The telescope and its dome were built by Electro Optics Systems of Canberra. As the telescope has an alt-azimuth mounting, its dome is compact and snug: the minimum clearance as the telescope moves is about 4 cm.

==Camera and filters==
The camera is a tiled mosaic of 32 CCD chips, each with 2k x 4k pixels, arranged in a 4 x 8 array.

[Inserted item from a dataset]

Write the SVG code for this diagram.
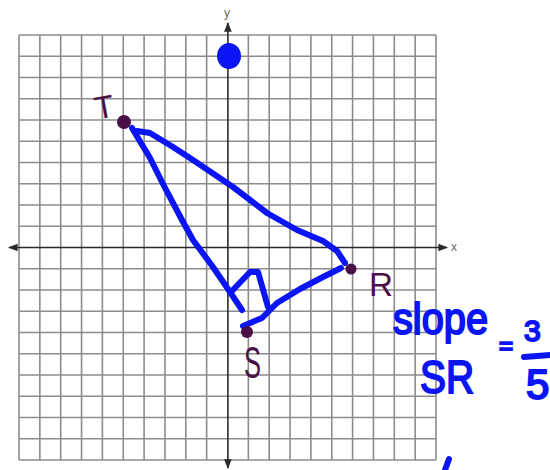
<svg xmlns="http://www.w3.org/2000/svg" width="550" height="470" viewBox="0 0 550 470">
<defs>
<style>
.grid line{stroke:#8c8c8c;stroke-width:1.6}
.axis{stroke:#2a2a2a;stroke-width:1.6;fill:none}
.ink{stroke:#0a14f5;stroke-width:6;fill:none;stroke-linecap:round;stroke-linejoin:round}
.pt{fill:#4a0f45}
.lbl{fill:#4a0f45;font-family:"Liberation Sans",Arial,sans-serif}
.hw{fill:#0a14f5;stroke:#0a14f5;stroke-width:2;font-family:"Liberation Sans",Arial,sans-serif}
.ax{fill:#666;font-family:"Liberation Sans",Arial,sans-serif;font-size:12px}
</style>
<marker id="ah" viewBox="0 0 10 10" refX="9" refY="5" markerWidth="6" markerHeight="6" orient="auto-start-reverse"><path d="M0,1 L10,5 L0,9 z" fill="#2a2a2a"/></marker>
</defs>
<rect width="550" height="470" fill="#fff"/>
<g id="grid" class="grid">
<line x1="19" y1="35" x2="19" y2="460"/><line x1="39.85" y1="35" x2="39.85" y2="460"/><line x1="60.7" y1="35" x2="60.7" y2="460"/><line x1="81.55" y1="35" x2="81.55" y2="460"/><line x1="102.4" y1="35" x2="102.4" y2="460"/><line x1="123.25" y1="35" x2="123.25" y2="460"/><line x1="144.1" y1="35" x2="144.1" y2="460"/><line x1="164.95" y1="35" x2="164.95" y2="460"/><line x1="185.8" y1="35" x2="185.8" y2="460"/><line x1="206.65" y1="35" x2="206.65" y2="460"/><line x1="248.35" y1="35" x2="248.35" y2="460"/><line x1="269.2" y1="35" x2="269.2" y2="460"/><line x1="290.05" y1="35" x2="290.05" y2="460"/><line x1="310.9" y1="35" x2="310.9" y2="460"/><line x1="331.75" y1="35" x2="331.75" y2="460"/><line x1="352.6" y1="35" x2="352.6" y2="460"/><line x1="373.45" y1="35" x2="373.45" y2="460"/><line x1="394.3" y1="35" x2="394.3" y2="460"/><line x1="415.15" y1="35" x2="415.15" y2="460"/><line x1="436" y1="35" x2="436" y2="460"/>
<line x1="19" y1="35" x2="436" y2="35"/><line x1="19" y1="56.25" x2="436" y2="56.25"/><line x1="19" y1="77.5" x2="436" y2="77.5"/><line x1="19" y1="98.75" x2="436" y2="98.75"/><line x1="19" y1="120" x2="436" y2="120"/><line x1="19" y1="141.25" x2="436" y2="141.25"/><line x1="19" y1="162.5" x2="436" y2="162.5"/><line x1="19" y1="183.75" x2="436" y2="183.75"/><line x1="19" y1="205" x2="436" y2="205"/><line x1="19" y1="226.25" x2="436" y2="226.25"/><line x1="19" y1="268.75" x2="436" y2="268.75"/><line x1="19" y1="290" x2="436" y2="290"/><line x1="19" y1="311.25" x2="436" y2="311.25"/><line x1="19" y1="332.5" x2="436" y2="332.5"/><line x1="19" y1="353.75" x2="436" y2="353.75"/><line x1="19" y1="375" x2="436" y2="375"/><line x1="19" y1="396.25" x2="436" y2="396.25"/><line x1="19" y1="417.5" x2="436" y2="417.5"/><line x1="19" y1="438.75" x2="436" y2="438.75"/><line x1="19" y1="460" x2="436" y2="460"/>
</g>
<g id="axes">
<line class="axis" x1="9" y1="247.5" x2="447" y2="247.5" marker-start="url(#ah)" marker-end="url(#ah)"/>
<line class="axis" x1="227.9" y1="23" x2="227.9" y2="468" marker-start="url(#ah)" marker-end="url(#ah)"/>
<text class="ax" x="451" y="251">x</text>
<text class="ax" x="224" y="17">y</text>
</g>
<g id="connectors">
<path class="ink" d="M132,128 L150,158 L163,184 L182,220 L193,240 L213,267 L230,292 L242,310"/>
<path class="ink" d="M231,292 L250,272 L258,272 L268,307"/>
<path class="ink" d="M243,326 L262,318 L277,303 L300,289 L323,277 L341,268"/>
<path class="ink" d="M137,131 L150,133 L173,147 L193,160 L233,187 L267,213 L297,230 L323,241 L337,251 L345,263"/>
</g>
<g id="blue-dot"><ellipse cx="229" cy="56" rx="12" ry="13" fill="#0a14f5"/></g>
<g id="T"><circle class="pt" cx="124" cy="122" r="7"/><text class="lbl" x="94" y="118" font-size="32" transform="rotate(-10 105 105)">T</text></g>
<g id="R"><circle class="pt" cx="351" cy="269" r="5.5"/><text class="lbl" x="369" y="296" font-size="34" textLength="24" lengthAdjust="spacingAndGlyphs">R</text></g>
<g id="S"><circle class="pt" cx="247" cy="332" r="6"/><text class="lbl" x="244" y="378" font-size="44" textLength="17" lengthAdjust="spacingAndGlyphs">S</text></g>
<g id="note">
<text class="hw" x="393" y="334" font-size="44" textLength="95" lengthAdjust="spacingAndGlyphs">slope</text>
<text class="hw" x="420" y="393" font-size="46" textLength="54" lengthAdjust="spacingAndGlyphs">SR</text>
<text class="hw" x="499" y="354" font-size="24">=</text>
<text class="hw" x="524" y="341" font-size="30">3</text>
<path class="ink" d="M524,357 L550,355"/>
<text class="hw" x="526" y="399" font-size="42">5</text>
<path class="ink" d="M449,459 L445,470"/>
</g>
</svg>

The six filters used to take observations are set in a photometric system partly similar to that of the Sloan survey, to aid in comparison of the two sets of observations. These similar filters are the visible and near-infrared passbands named g, r, i and z. SkyMapper has additional, distinctive ultraviolet filters, a Strömgren system-like u, and a unique narrow v near 4000Å. These two filters bracket the Balmer jump of stars' spectra, and allow the survey to detect the population of metal-poor stars within the Milky Way.

==Data==
The stars, galaxies and asteroids observed in the survey (expected to be about a billion) will be extracted from each image and made publicly available via an Internet query form. The main dataset of the survey will be stored and processed at the ANU supercomputing facility.

The star SMSS J031300.36-670839.3, one of the oldest known stars in the Universe, was discovered by a team led by Australian National University astronomers in early 2014.